**Given problem**
Using the material below, repeat exactly the lines from the one with "Rebuild this chart" through the one with "const yRange = [18.58, 46.42];", ends included, without any images.

**Exercise inputs**
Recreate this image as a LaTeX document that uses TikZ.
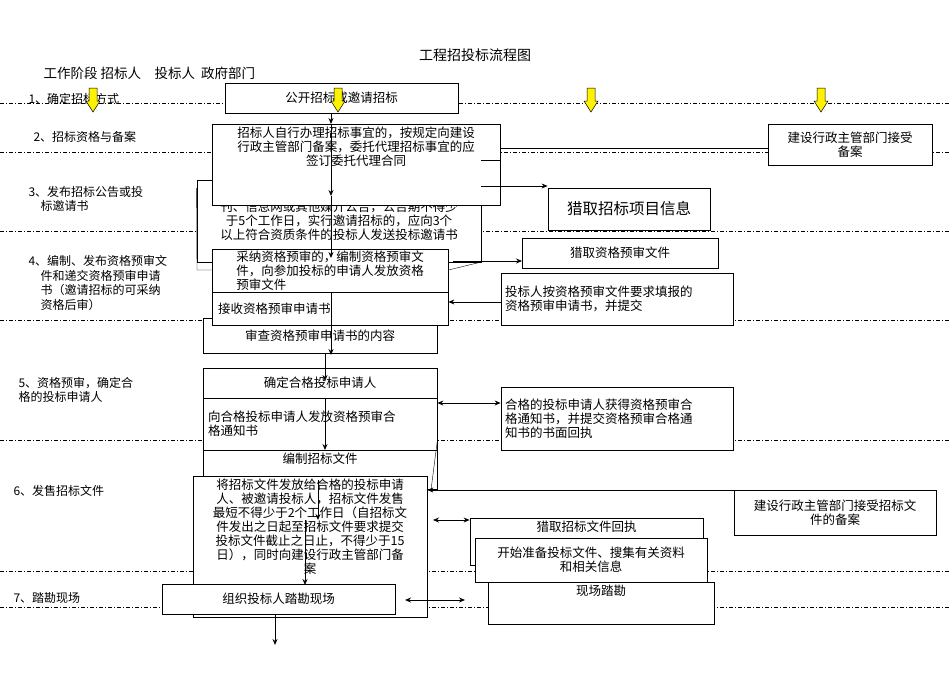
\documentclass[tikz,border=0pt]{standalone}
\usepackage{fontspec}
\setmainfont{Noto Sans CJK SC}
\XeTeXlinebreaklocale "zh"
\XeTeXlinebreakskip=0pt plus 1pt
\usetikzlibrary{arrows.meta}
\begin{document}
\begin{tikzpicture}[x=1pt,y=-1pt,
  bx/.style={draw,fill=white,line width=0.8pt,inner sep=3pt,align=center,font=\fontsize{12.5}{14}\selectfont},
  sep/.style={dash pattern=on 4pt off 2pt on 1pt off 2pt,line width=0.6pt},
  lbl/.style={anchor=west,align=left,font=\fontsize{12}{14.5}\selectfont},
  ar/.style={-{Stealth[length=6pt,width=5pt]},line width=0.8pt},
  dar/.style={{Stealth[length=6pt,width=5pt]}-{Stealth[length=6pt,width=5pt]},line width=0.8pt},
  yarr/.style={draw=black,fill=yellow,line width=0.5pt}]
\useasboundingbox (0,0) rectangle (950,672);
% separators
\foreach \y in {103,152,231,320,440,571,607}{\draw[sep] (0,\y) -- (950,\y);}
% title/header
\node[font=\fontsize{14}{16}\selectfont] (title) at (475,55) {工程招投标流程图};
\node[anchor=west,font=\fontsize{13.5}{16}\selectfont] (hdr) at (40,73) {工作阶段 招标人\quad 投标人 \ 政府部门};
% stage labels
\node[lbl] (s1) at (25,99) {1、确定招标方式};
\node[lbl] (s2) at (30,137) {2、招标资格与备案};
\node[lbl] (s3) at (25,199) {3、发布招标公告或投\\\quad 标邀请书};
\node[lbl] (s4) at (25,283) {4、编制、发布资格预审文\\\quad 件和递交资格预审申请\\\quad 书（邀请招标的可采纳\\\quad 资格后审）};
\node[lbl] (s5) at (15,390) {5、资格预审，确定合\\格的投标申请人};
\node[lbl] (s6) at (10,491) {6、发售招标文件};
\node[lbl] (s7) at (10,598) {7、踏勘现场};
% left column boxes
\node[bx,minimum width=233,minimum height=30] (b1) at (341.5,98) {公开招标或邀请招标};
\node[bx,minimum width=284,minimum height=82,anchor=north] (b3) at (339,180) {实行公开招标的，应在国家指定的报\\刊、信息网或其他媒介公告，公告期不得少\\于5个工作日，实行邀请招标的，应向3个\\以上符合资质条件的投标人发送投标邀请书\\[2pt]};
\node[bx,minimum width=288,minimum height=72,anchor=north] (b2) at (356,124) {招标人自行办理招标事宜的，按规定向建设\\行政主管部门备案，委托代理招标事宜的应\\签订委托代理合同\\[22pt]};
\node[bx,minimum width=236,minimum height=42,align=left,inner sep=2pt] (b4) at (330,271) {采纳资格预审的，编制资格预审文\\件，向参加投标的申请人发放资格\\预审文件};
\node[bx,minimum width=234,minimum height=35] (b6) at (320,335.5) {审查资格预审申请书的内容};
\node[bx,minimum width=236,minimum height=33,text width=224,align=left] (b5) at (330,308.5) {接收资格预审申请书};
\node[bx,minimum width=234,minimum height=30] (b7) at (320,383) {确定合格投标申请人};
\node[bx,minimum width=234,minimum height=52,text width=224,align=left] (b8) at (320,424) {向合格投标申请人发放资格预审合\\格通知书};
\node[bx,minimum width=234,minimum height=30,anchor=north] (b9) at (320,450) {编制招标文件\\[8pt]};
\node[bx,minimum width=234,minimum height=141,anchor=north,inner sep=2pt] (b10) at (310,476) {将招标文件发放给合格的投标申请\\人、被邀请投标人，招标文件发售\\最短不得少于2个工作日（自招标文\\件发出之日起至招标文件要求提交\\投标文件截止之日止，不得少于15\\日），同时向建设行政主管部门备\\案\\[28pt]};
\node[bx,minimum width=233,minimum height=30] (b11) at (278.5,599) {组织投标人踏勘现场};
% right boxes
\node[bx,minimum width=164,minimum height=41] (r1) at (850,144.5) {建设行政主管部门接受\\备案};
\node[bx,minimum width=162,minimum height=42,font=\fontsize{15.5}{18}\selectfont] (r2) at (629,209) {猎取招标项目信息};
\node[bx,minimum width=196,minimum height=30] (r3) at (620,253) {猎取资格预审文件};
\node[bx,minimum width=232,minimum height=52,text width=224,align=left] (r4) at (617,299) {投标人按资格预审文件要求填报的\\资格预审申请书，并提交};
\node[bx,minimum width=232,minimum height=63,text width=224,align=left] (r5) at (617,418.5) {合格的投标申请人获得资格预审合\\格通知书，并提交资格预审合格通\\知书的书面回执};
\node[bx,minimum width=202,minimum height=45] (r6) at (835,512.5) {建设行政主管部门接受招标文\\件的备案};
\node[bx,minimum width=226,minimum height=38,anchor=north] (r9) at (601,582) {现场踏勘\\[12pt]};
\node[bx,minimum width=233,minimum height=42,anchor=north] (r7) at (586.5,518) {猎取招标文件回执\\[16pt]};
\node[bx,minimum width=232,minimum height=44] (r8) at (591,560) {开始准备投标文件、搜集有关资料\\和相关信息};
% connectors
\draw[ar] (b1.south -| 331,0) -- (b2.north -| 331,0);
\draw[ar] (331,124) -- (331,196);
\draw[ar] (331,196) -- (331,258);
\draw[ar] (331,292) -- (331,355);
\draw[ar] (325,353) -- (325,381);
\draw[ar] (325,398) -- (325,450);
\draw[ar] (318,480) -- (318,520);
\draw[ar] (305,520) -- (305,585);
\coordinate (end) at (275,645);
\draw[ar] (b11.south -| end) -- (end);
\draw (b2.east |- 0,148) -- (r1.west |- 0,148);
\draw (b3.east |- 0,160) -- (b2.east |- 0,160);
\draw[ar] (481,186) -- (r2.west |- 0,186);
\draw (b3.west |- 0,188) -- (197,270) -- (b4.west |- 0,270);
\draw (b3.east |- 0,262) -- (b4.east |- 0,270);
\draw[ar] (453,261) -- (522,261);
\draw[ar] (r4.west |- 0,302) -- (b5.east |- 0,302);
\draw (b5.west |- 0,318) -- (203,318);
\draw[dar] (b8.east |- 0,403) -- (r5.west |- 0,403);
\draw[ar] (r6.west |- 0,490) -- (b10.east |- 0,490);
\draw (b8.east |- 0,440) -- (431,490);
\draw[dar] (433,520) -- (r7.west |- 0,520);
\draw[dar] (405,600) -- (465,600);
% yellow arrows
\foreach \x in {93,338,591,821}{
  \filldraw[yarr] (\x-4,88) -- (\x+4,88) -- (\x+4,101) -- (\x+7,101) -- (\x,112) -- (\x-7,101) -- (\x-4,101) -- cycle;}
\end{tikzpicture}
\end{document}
==
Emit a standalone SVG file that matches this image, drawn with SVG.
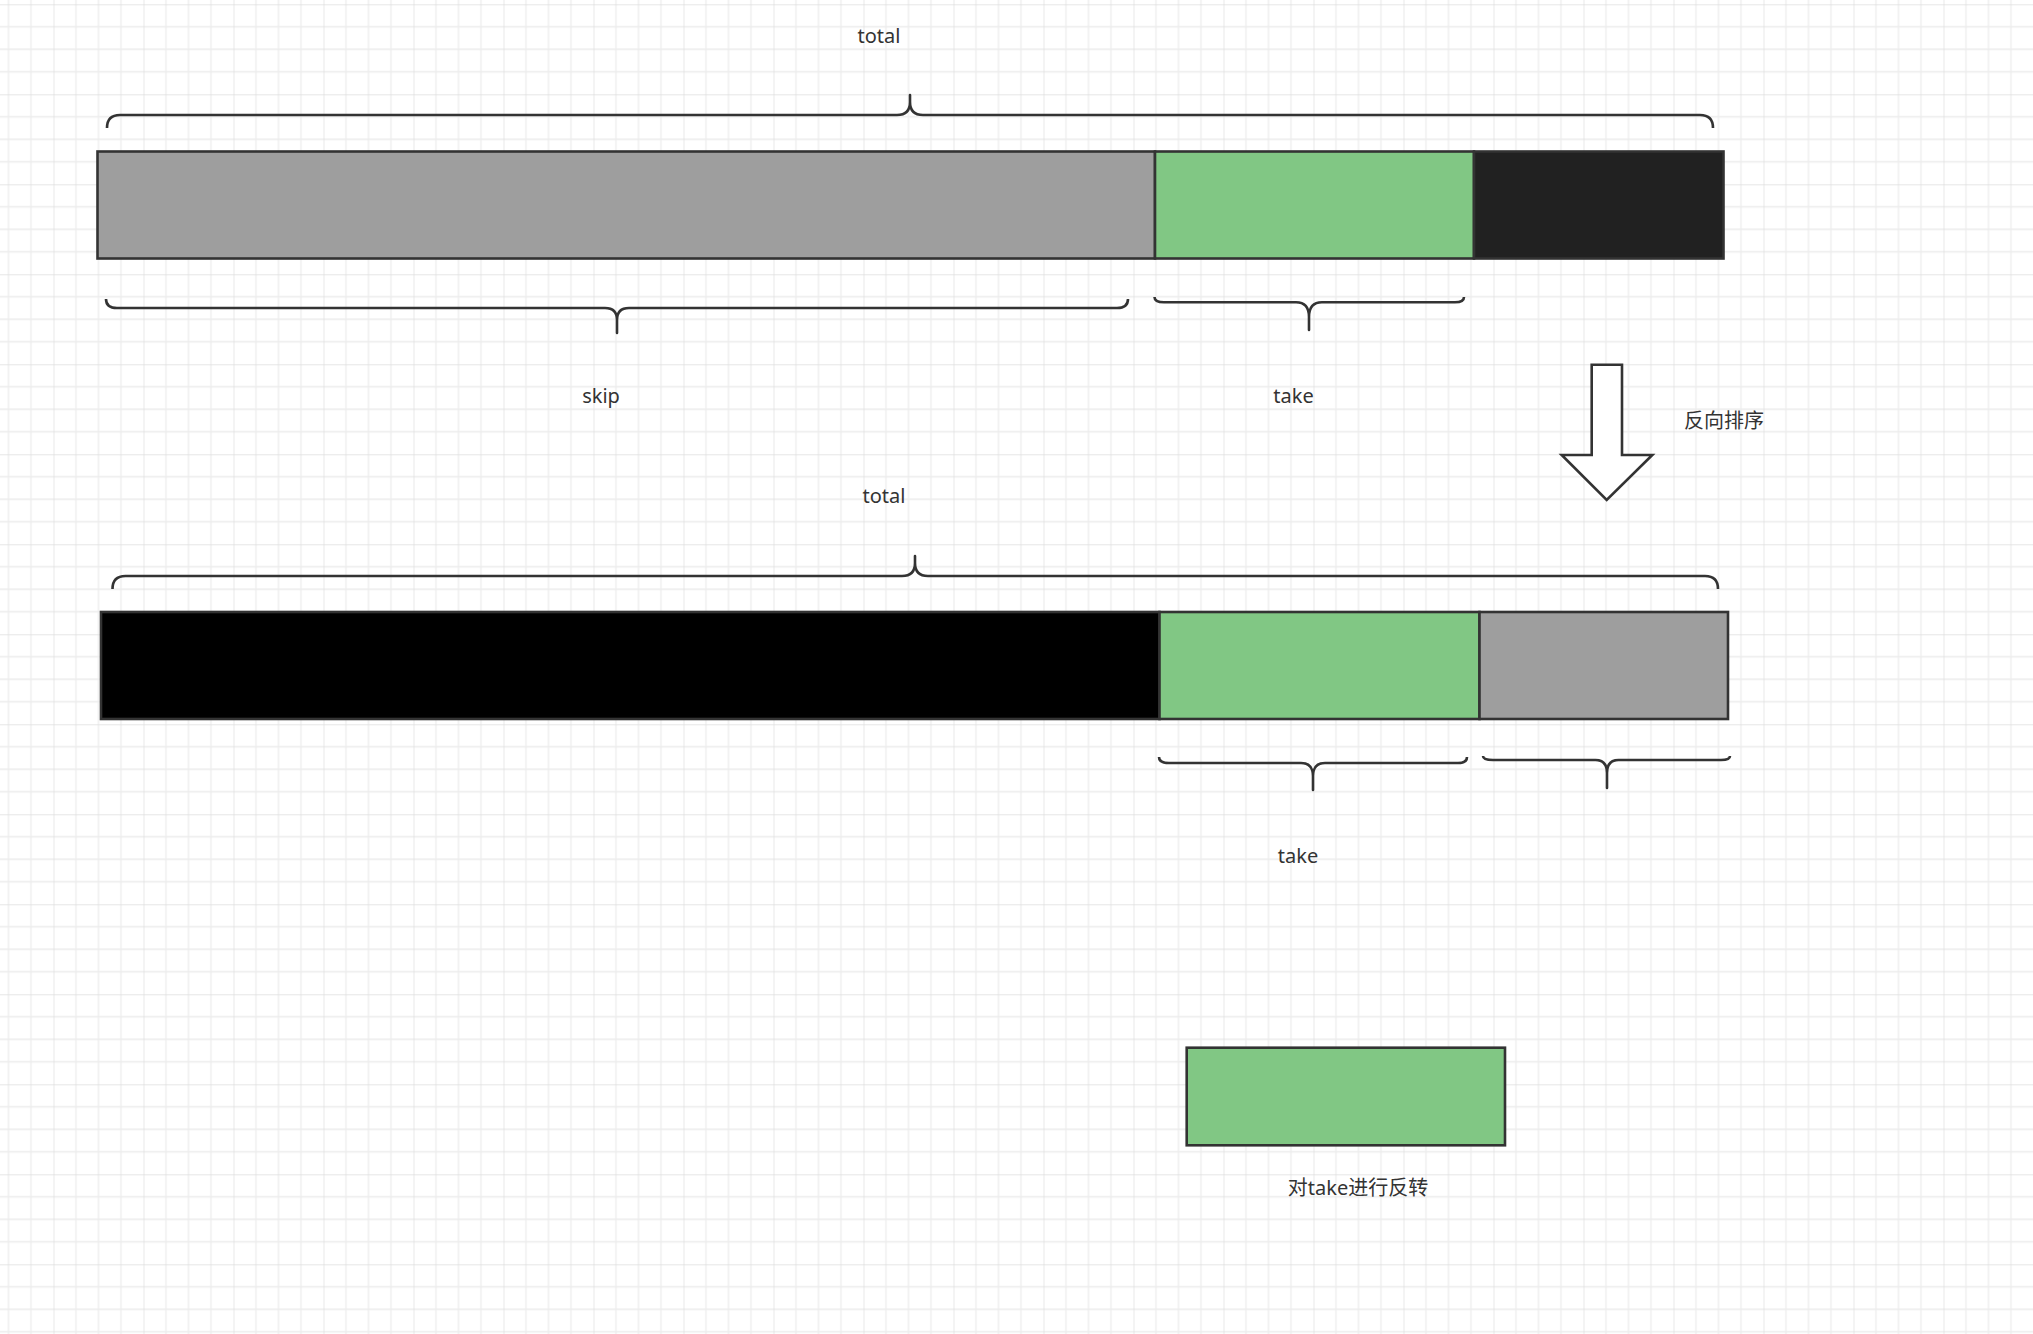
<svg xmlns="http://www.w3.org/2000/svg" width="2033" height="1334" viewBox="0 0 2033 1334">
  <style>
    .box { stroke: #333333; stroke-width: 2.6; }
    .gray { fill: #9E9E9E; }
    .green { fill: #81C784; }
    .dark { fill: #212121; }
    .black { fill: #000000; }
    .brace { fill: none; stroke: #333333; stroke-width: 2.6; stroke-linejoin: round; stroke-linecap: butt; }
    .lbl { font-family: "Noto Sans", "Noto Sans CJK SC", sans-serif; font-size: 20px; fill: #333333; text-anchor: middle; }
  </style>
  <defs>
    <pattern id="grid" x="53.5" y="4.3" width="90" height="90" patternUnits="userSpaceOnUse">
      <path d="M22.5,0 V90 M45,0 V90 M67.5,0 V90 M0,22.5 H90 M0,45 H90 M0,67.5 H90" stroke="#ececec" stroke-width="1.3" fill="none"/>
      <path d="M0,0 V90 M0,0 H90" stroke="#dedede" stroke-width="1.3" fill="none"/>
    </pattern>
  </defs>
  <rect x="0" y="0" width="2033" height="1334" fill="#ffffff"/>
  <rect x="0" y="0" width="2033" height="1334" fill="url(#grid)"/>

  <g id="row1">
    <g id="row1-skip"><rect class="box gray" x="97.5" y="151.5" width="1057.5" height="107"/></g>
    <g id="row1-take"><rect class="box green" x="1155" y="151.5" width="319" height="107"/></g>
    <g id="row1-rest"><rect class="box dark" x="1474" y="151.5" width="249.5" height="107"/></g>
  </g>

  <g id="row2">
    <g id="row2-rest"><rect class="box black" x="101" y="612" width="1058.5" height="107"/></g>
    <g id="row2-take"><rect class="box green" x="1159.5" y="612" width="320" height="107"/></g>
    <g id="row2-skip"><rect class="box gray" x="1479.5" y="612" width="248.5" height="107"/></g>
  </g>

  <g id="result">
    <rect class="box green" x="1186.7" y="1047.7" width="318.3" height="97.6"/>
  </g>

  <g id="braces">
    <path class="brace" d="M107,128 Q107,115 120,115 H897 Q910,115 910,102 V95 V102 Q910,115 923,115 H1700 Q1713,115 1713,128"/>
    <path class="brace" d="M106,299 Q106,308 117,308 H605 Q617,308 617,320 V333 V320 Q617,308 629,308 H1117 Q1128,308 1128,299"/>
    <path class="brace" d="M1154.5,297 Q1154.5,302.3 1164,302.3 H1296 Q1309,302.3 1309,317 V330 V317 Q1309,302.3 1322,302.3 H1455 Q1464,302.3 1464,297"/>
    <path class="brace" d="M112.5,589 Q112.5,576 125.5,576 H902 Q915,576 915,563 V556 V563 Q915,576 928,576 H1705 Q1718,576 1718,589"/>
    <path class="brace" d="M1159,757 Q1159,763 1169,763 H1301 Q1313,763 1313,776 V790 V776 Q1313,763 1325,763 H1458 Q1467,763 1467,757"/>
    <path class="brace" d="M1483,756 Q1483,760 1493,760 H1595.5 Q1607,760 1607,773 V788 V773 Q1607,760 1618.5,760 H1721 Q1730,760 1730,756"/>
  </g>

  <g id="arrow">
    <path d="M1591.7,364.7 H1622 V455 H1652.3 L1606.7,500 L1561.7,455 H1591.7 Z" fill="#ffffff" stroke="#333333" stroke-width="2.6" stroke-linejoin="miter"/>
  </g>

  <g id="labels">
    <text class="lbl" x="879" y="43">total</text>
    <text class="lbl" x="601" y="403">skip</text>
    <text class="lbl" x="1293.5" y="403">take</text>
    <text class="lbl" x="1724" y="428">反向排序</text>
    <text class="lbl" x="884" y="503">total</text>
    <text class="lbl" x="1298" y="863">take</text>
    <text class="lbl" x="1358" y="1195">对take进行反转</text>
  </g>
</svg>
* * *
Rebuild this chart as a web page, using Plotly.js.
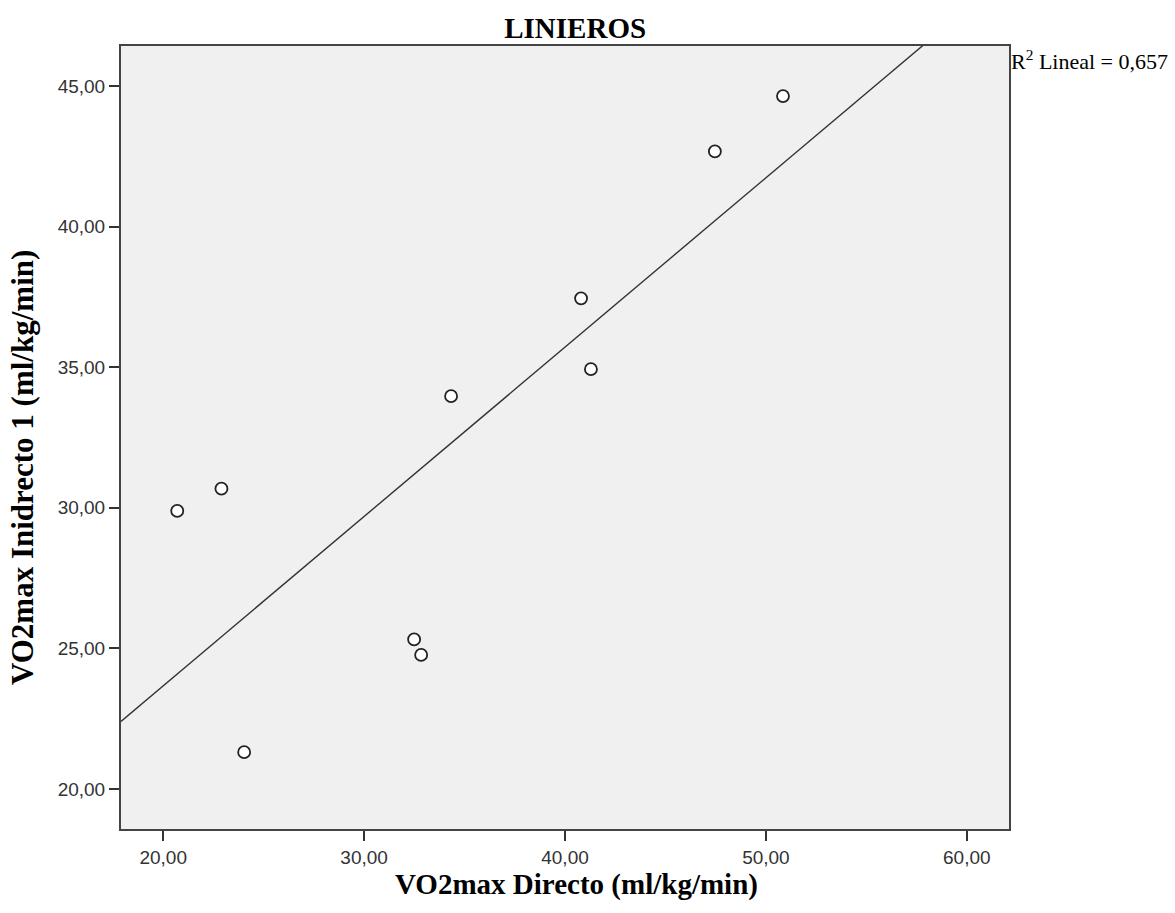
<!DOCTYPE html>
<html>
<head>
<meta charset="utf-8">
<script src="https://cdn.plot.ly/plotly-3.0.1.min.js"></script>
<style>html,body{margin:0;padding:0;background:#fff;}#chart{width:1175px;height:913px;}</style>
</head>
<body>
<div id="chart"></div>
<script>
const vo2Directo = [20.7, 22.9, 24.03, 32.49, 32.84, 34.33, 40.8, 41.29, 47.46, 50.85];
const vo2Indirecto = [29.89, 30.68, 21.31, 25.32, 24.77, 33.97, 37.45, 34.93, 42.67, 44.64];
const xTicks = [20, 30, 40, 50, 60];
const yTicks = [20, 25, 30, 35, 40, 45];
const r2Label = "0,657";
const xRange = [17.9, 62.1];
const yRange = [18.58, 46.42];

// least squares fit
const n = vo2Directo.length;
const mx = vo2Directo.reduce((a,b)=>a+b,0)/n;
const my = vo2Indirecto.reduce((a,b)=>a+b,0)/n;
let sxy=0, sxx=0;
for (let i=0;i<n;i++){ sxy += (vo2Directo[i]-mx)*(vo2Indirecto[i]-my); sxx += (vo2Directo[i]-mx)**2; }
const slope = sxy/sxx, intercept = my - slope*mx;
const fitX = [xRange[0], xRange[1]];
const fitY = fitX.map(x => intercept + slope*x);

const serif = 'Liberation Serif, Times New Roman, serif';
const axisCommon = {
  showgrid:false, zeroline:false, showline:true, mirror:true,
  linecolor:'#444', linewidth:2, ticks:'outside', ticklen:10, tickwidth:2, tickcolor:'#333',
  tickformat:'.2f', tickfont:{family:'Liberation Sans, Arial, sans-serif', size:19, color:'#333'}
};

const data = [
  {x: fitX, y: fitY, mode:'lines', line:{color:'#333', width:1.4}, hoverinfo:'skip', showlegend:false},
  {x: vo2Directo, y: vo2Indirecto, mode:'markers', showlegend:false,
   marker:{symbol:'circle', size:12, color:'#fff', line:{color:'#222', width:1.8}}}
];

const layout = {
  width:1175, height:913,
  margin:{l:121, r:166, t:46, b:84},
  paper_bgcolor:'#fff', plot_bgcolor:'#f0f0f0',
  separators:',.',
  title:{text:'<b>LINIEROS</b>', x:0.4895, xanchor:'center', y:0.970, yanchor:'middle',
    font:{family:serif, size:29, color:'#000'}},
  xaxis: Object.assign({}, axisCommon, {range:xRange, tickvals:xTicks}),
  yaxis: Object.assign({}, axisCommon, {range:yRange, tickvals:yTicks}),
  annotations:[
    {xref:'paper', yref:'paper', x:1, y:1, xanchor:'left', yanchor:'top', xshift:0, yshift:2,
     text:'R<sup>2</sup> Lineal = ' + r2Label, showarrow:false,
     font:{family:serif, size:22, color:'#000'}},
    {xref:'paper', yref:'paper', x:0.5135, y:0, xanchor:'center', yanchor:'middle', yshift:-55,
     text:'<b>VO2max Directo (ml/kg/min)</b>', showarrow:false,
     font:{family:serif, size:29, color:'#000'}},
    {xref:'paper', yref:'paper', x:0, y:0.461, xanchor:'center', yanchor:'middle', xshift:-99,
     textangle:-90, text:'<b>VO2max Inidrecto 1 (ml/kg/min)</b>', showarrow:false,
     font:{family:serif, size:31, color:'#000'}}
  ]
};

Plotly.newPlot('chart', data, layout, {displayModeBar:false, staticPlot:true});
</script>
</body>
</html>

**Complete answer**
Rebuild this chart as a web page, using Plotly.js.
<!DOCTYPE html>
<html>
<head>
<meta charset="utf-8">
<script src="https://cdn.plot.ly/plotly-3.0.1.min.js"></script>
<style>html,body{margin:0;padding:0;background:#fff;}#chart{width:1175px;height:913px;}</style>
</head>
<body>
<div id="chart"></div>
<script>
const vo2Directo = [20.7, 22.9, 24.03, 32.49, 32.84, 34.33, 40.8, 41.29, 47.46, 50.85];
const vo2Indirecto = [29.89, 30.68, 21.31, 25.32, 24.77, 33.97, 37.45, 34.93, 42.67, 44.64];
const xTicks = [20, 30, 40, 50, 60];
const yTicks = [20, 25, 30, 35, 40, 45];
const r2Label = "0,657";
const xRange = [17.9, 62.1];
const yRange = [18.58, 46.42];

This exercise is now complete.